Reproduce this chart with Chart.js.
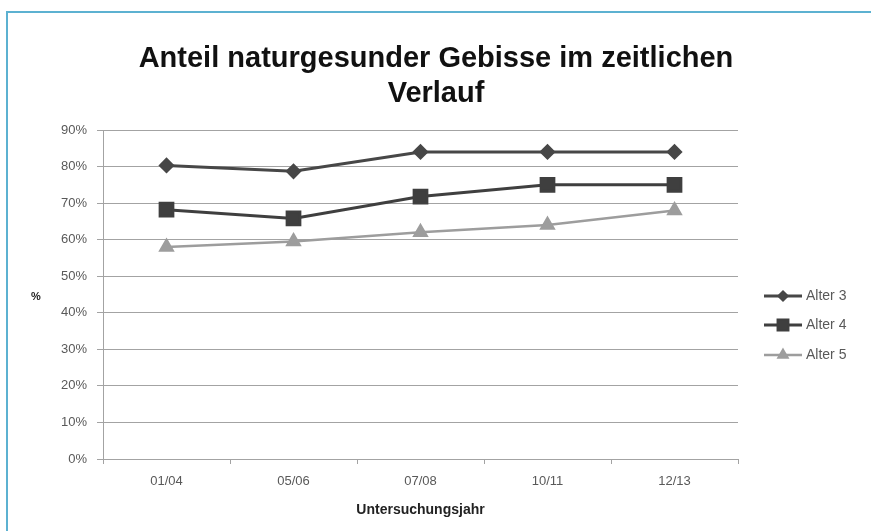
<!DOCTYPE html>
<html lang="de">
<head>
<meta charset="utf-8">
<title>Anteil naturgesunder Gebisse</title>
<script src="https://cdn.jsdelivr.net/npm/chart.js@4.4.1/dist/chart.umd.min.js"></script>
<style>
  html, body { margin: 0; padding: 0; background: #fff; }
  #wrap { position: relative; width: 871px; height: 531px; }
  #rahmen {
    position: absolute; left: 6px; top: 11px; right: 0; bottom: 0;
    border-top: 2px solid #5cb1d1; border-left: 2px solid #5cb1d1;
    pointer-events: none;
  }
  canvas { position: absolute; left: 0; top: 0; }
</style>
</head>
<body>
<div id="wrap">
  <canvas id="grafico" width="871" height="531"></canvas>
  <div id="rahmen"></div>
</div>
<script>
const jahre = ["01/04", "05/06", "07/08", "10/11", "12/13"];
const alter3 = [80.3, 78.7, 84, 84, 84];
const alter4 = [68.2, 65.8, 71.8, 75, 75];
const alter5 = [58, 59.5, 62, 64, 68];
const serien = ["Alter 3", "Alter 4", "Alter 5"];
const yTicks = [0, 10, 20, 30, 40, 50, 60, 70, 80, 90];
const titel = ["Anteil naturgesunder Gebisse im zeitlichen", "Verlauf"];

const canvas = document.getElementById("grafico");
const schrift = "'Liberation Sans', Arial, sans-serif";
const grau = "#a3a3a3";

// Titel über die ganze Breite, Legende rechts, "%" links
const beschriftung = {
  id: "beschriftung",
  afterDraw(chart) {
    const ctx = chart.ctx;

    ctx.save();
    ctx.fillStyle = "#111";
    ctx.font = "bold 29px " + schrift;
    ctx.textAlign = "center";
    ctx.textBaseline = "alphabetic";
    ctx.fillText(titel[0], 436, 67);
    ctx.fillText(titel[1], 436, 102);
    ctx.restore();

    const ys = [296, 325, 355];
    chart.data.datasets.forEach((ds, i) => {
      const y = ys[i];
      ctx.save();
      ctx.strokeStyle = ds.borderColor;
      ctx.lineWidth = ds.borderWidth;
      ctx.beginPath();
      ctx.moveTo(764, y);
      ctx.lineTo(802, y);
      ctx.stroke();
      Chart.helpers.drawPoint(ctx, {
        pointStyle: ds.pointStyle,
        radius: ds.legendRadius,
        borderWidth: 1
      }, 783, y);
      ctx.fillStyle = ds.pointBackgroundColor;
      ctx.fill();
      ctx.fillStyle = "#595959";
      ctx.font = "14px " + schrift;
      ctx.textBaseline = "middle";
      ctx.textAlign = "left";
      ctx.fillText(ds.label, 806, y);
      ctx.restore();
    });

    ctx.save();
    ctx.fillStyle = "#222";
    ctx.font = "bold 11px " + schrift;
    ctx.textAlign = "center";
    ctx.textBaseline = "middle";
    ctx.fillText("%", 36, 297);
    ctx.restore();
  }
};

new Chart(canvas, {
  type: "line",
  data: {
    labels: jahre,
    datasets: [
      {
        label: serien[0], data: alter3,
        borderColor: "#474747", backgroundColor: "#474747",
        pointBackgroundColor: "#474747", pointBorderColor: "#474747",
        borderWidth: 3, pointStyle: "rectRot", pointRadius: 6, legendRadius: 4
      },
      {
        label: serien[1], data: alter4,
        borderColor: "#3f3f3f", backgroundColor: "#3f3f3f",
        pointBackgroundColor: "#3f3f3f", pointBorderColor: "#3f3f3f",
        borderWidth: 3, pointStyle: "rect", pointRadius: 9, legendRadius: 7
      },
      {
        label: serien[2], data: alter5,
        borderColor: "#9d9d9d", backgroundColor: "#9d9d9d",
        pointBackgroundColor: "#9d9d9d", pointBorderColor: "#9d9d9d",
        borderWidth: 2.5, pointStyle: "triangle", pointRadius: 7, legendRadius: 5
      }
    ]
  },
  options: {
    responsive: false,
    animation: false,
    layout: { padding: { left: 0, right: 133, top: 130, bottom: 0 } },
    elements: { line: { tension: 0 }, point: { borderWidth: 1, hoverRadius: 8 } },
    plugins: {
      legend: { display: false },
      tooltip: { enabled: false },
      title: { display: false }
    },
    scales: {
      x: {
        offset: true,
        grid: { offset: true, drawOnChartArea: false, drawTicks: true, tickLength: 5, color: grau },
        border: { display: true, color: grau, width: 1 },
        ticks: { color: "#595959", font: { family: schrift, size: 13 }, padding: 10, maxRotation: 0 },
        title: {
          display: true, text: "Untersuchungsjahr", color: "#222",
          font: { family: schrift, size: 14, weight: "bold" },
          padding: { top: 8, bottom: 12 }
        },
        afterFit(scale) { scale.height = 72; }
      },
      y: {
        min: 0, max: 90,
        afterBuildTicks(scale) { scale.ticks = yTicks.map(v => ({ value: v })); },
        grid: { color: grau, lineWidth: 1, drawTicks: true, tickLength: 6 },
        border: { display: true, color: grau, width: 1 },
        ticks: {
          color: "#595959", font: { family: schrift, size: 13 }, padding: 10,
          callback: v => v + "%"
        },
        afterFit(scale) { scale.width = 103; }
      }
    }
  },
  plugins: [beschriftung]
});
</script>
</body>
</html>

++++++

### PROBLEM REQUIREMENTS
From the material above, reproduce everything verbatim except the pictures.

### RIGHT ANSWER
Reproduce this chart with Chart.js.
<!DOCTYPE html>
<html lang="de">
<head>
<meta charset="utf-8">
<title>Anteil naturgesunder Gebisse</title>
<script src="https://cdn.jsdelivr.net/npm/chart.js@4.4.1/dist/chart.umd.min.js"></script>
<style>
  html, body { margin: 0; padding: 0; background: #fff; }
  #wrap { position: relative; width: 871px; height: 531px; }
  #rahmen {
    position: absolute; left: 6px; top: 11px; right: 0; bottom: 0;
    border-top: 2px solid #5cb1d1; border-left: 2px solid #5cb1d1;
    pointer-events: none;
  }
  canvas { position: absolute; left: 0; top: 0; }
</style>
</head>
<body>
<div id="wrap">
  <canvas id="grafico" width="871" height="531"></canvas>
  <div id="rahmen"></div>
</div>
<script>
const jahre = ["01/04", "05/06", "07/08", "10/11", "12/13"];
const alter3 = [80.3, 78.7, 84, 84, 84];
const alter4 = [68.2, 65.8, 71.8, 75, 75];
const alter5 = [58, 59.5, 62, 64, 68];
const serien = ["Alter 3", "Alter 4", "Alter 5"];
const yTicks = [0, 10, 20, 30, 40, 50, 60, 70, 80, 90];
const titel = ["Anteil naturgesunder Gebisse im zeitlichen", "Verlauf"];

const canvas = document.getElementById("grafico");
const schrift = "'Liberation Sans', Arial, sans-serif";
const grau = "#a3a3a3";

// Titel über die ganze Breite, Legende rechts, "%" links
const beschriftung = {
  id: "beschriftung",
  afterDraw(chart) {
    const ctx = chart.ctx;

    ctx.save();
    ctx.fillStyle = "#111";
    ctx.font = "bold 29px " + schrift;
    ctx.textAlign = "center";
    ctx.textBaseline = "alphabetic";
    ctx.fillText(titel[0], 436, 67);
    ctx.fillText(titel[1], 436, 102);
    ctx.restore();

    const ys = [296, 325, 355];
    chart.data.datasets.forEach((ds, i) => {
      const y = ys[i];
      ctx.save();
      ctx.strokeStyle = ds.borderColor;
      ctx.lineWidth = ds.borderWidth;
      ctx.beginPath();
      ctx.moveTo(764, y);
      ctx.lineTo(802, y);
      ctx.stroke();
      Chart.helpers.drawPoint(ctx, {
        pointStyle: ds.pointStyle,
        radius: ds.legendRadius,
        borderWidth: 1
      }, 783, y);
      ctx.fillStyle = ds.pointBackgroundColor;
      ctx.fill();
      ctx.fillStyle = "#595959";
      ctx.font = "14px " + schrift;
      ctx.textBaseline = "middle";
      ctx.textAlign = "left";
      ctx.fillText(ds.label, 806, y);
      ctx.restore();
    });

    ctx.save();
    ctx.fillStyle = "#222";
    ctx.font = "bold 11px " + schrift;
    ctx.textAlign = "center";
    ctx.textBaseline = "middle";
    ctx.fillText("%", 36, 297);
    ctx.restore();
  }
};

new Chart(canvas, {
  type: "line",
  data: {
    labels: jahre,
    datasets: [
      {
        label: serien[0], data: alter3,
        borderColor: "#474747", backgroundColor: "#474747",
        pointBackgroundColor: "#474747", pointBorderColor: "#474747",
        borderWidth: 3, pointStyle: "rectRot", pointRadius: 6, legendRadius: 4
      },
      {
        label: serien[1], data: alter4,
        borderColor: "#3f3f3f", backgroundColor: "#3f3f3f",
        pointBackgroundColor: "#3f3f3f", pointBorderColor: "#3f3f3f",
        borderWidth: 3, pointStyle: "rect", pointRadius: 9, legendRadius: 7
      },
      {
        label: serien[2], data: alter5,
        borderColor: "#9d9d9d", backgroundColor: "#9d9d9d",
        pointBackgroundColor: "#9d9d9d", pointBorderColor: "#9d9d9d",
        borderWidth: 2.5, pointStyle: "triangle", pointRadius: 7, legendRadius: 5
      }
    ]
  },
  options: {
    responsive: false,
    animation: false,
    layout: { padding: { left: 0, right: 133, top: 130, bottom: 0 } },
    elements: { line: { tension: 0 }, point: { borderWidth: 1, hoverRadius: 8 } },
    plugins: {
      legend: { display: false },
      tooltip: { enabled: false },
      title: { display: false }
    },
    scales: {
      x: {
        offset: true,
        grid: { offset: true, drawOnChartArea: false, drawTicks: true, tickLength: 5, color: grau },
        border: { display: true, color: grau, width: 1 },
        ticks: { color: "#595959", font: { family: schrift, size: 13 }, padding: 10, maxRotation: 0 },
        title: {
          display: true, text: "Untersuchungsjahr", color: "#222",
          font: { family: schrift, size: 14, weight: "bold" },
          padding: { top: 8, bottom: 12 }
        },
        afterFit(scale) { scale.height = 72; }
      },
      y: {
        min: 0, max: 90,
        afterBuildTicks(scale) { scale.ticks = yTicks.map(v => ({ value: v })); },
        grid: { color: grau, lineWidth: 1, drawTicks: true, tickLength: 6 },
        border: { display: true, color: grau, width: 1 },
        ticks: {
          color: "#595959", font: { family: schrift, size: 13 }, padding: 10,
          callback: v => v + "%"
        },
        afterFit(scale) { scale.width = 103; }
      }
    }
  },
  plugins: [beschriftung]
});
</script>
</body>
</html>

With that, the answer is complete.